As this project is meant to be used as a template to guide development of your own analysis in Dataiku, the real life predictions from the webapp should not be used as actionable insights or an accurate prediction.

Square meter price metrics

Uses data from the square meter price forecast model to show the overall model performance and price per square meter forecasts for each Paris district.

Dataiku screenshot of the final dashboard slide visualizing our forecast of square meter prices.

Access Price Predictions via an API#

This solution has also been designed to show how a real estate pricing prediction project in Dataiku can be put into production via an API service. The API service is composed of 7 python endpoints and 1 prediction model endpoint. Each endpoint can be called separately by passing the required information as parameters. A final endpoint wrapup can be called with the property characteristics (address, propertytype, number of rooms, living surface, and number of lots). It enriches the data using all the endpoints before calling the prediction model endpoint to output a price prediction. It is not currently possible to use the API node as the backend prediction process within the Webapp.
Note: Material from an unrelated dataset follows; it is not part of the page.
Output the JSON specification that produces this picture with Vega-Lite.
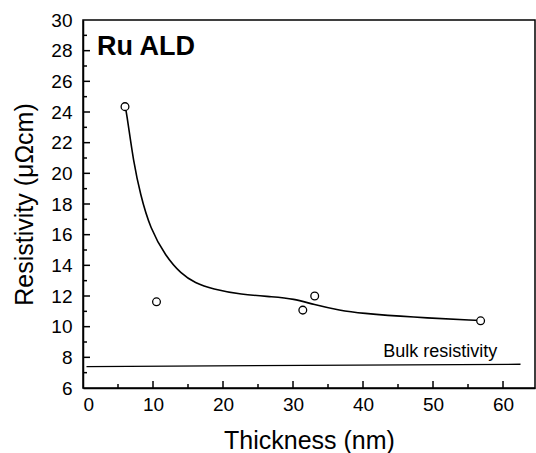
{
  "$schema": "https://vega.github.io/schema/vega-lite/v6.json",
  "width": 452,
  "height": 368,
  "autosize": {"type": "none"},
  "padding": {"left": 83, "top": 20, "right": 1, "bottom": 65},
  "background": "white",
  "config": {
    "font": "Liberation Sans",
    "view": {"stroke": "black", "strokeWidth": 1.5},
    "axis": {"grid": false, "domainColor": "black", "domainWidth": 1.5, "labelColor": "black", "titleColor": "black", "titleFontWeight": "normal", "labelFontSize": 19, "titleFontSize": 25}
  },
  "datasets": {
    "pts": [
      {"t": 6.0, "r": 24.35},
      {"t": 10.5, "r": 11.62},
      {"t": 31.4, "r": 11.08},
      {"t": 33.1, "r": 12.0},
      {"t": 56.8, "r": 10.38}
    ],
    "curve": [
      {"t": 6.1, "r": 24.2},
      {"t": 6.4, "r": 23.4},
      {"t": 7.2, "r": 20.8},
      {"t": 8.2, "r": 18.6},
      {"t": 9.6, "r": 16.4},
      {"t": 11.8, "r": 14.6},
      {"t": 14.0, "r": 13.45},
      {"t": 16.0, "r": 12.85},
      {"t": 18.5, "r": 12.45},
      {"t": 22.5, "r": 12.1},
      {"t": 27.2, "r": 11.95},
      {"t": 30.1, "r": 11.82},
      {"t": 32.9, "r": 11.45},
      {"t": 36.8, "r": 11.05},
      {"t": 39.6, "r": 10.88},
      {"t": 46.8, "r": 10.62},
      {"t": 56.8, "r": 10.4}
    ],
    "bulk": [
      {"t": 0.5, "r": 7.4},
      {"t": 62.5, "r": 7.55}
    ],
    "labels": [
      {"t": 2.0, "r": 27.75, "txt": "Ru ALD", "kind": "title"},
      {"t": 42.9, "r": 8.0, "txt": "Bulk resistivity", "kind": "note"}
    ],
    "xticks": [
      {"v": 10, "k": "major"}, {"v": 20, "k": "major"}, {"v": 30, "k": "major"}, {"v": 40, "k": "major"}, {"v": 50, "k": "major"}, {"v": 60, "k": "major"},
      {"v": 5, "k": "minor"}, {"v": 15, "k": "minor"}, {"v": 25, "k": "minor"}, {"v": 35, "k": "minor"}, {"v": 45, "k": "minor"}, {"v": 55, "k": "minor"}
    ],
    "yticks": [
      {"v": 8, "k": "major"}, {"v": 10, "k": "major"}, {"v": 12, "k": "major"}, {"v": 14, "k": "major"}, {"v": 16, "k": "major"}, {"v": 18, "k": "major"}, {"v": 20, "k": "major"}, {"v": 22, "k": "major"}, {"v": 24, "k": "major"}, {"v": 26, "k": "major"}, {"v": 28, "k": "major"},
      {"v": 7, "k": "minor"}, {"v": 9, "k": "minor"}, {"v": 11, "k": "minor"}, {"v": 13, "k": "minor"}, {"v": 15, "k": "minor"}, {"v": 17, "k": "minor"}, {"v": 19, "k": "minor"}, {"v": 21, "k": "minor"}, {"v": 23, "k": "minor"}, {"v": 25, "k": "minor"}, {"v": 27, "k": "minor"}, {"v": 29, "k": "minor"}
    ]
  },
  "resolve": {"axis": {"x": "independent", "y": "independent"}},
  "layer": [
    {
      "data": {"name": "curve"},
      "mark": {"type": "line", "interpolate": "basis", "color": "black", "strokeWidth": 1.6},
      "encoding": {
        "x": {"field": "t", "type": "quantitative", "scale": {"domain": [0, 64.57], "nice": false, "zero": false},
          "axis": {"orient": "bottom", "values": [0, 10, 20, 30, 40, 50, 60], "ticks": false, "labelPadding": 7, "title": "Thickness (nm)", "titleBaseline": "alphabetic", "titleY": 60}},
        "y": {"field": "r", "type": "quantitative", "scale": {"domain": [6, 30], "nice": false, "zero": false},
          "axis": {"orient": "left", "values": [6, 8, 10, 12, 14, 16, 18, 20, 22, 24, 26, 28, 30], "ticks": false, "labelPadding": 11, "title": "Resistivity (μΩcm)", "titleBaseline": "alphabetic", "titleX": -51}}
      }
    },
    {
      "data": {"name": "bulk"},
      "mark": {"type": "line", "color": "black", "strokeWidth": 1.3},
      "encoding": {
        "x": {"field": "t", "type": "quantitative", "axis": null},
        "y": {"field": "r", "type": "quantitative", "axis": null}
      }
    },
    {
      "data": {"name": "pts"},
      "mark": {"type": "point", "shape": "circle", "filled": false, "fill": "white", "fillOpacity": 1, "stroke": "black", "strokeWidth": 1.3, "size": 60, "opacity": 1},
      "encoding": {
        "x": {"field": "t", "type": "quantitative", "axis": null},
        "y": {"field": "r", "type": "quantitative", "axis": null}
      }
    },
    {
      "data": {"name": "labels"},
      "transform": [{"filter": "datum.kind === 'title'"}],
      "mark": {"type": "text", "align": "left", "baseline": "alphabetic", "fontSize": 27, "fontWeight": "bold", "color": "black"},
      "encoding": {
        "x": {"field": "t", "type": "quantitative", "axis": null},
        "y": {"field": "r", "type": "quantitative", "axis": null},
        "text": {"field": "txt"}
      }
    },
    {
      "data": {"name": "labels"},
      "transform": [{"filter": "datum.kind === 'note'"}],
      "mark": {"type": "text", "align": "left", "baseline": "alphabetic", "fontSize": 18, "color": "black"},
      "encoding": {
        "x": {"field": "t", "type": "quantitative", "axis": null},
        "y": {"field": "r", "type": "quantitative", "axis": null},
        "text": {"field": "txt"}
      }
    },
    {
      "data": {"name": "xticks"},
      "transform": [{"filter": "datum.k === 'major'"}],
      "mark": {"type": "tick", "orient": "vertical", "size": 7, "thickness": 1.5, "color": "black", "opacity": 1, "yOffset": -3.5},
      "encoding": {
        "x": {"field": "v", "type": "quantitative", "axis": null},
        "y": {"datum": 6, "type": "quantitative", "axis": null}
      }
    },
    {
      "data": {"name": "xticks"},
      "transform": [{"filter": "datum.k === 'minor'"}],
      "mark": {"type": "tick", "orient": "vertical", "size": 4, "thickness": 1.5, "color": "black", "opacity": 1, "yOffset": -2},
      "encoding": {
        "x": {"field": "v", "type": "quantitative", "axis": null},
        "y": {"datum": 6, "type": "quantitative", "axis": null}
      }
    },
    {
      "data": {"name": "yticks"},
      "transform": [{"filter": "datum.k === 'major'"}],
      "mark": {"type": "tick", "orient": "horizontal", "size": 7, "thickness": 1.5, "color": "black", "opacity": 1, "xOffset": 3.5},
      "encoding": {
        "y": {"field": "v", "type": "quantitative", "axis": null},
        "x": {"datum": 0, "type": "quantitative", "axis": null}
      }
    },
    {
      "data": {"name": "yticks"},
      "transform": [{"filter": "datum.k === 'minor'"}],
      "mark": {"type": "tick", "orient": "horizontal", "size": 4, "thickness": 1.5, "color": "black", "opacity": 1, "xOffset": 2},
      "encoding": {
        "y": {"field": "v", "type": "quantitative", "axis": null},
        "x": {"datum": 0, "type": "quantitative", "axis": null}
      }
    }
  ]
}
Visual representation of how the wrapup endpoint can be used as a deployable API service.

Reproducing these Processes With Minimal Effort For Your Own Data#

The intent of this project is to enable asset management teams to understand how Dataiku can be used to predict the price of their existing property portfolios with publicly available data. By creating a singular solution that can benefit and influence the decisions of a variety of teams in a single organization, smarter and more holistic strategies can be designed in order to reduce staff costs, achieve faster time-to-action, and more deeply integrate know-how.

We’ve provided several suggestions on how to use public data to predict the price of residential real estate but ultimately the “best” approach will depend on your specific needs and your data. If you’re interested in adapting this project to the specific goals and needs of your organization, roll-out and customization services can be offered on demand.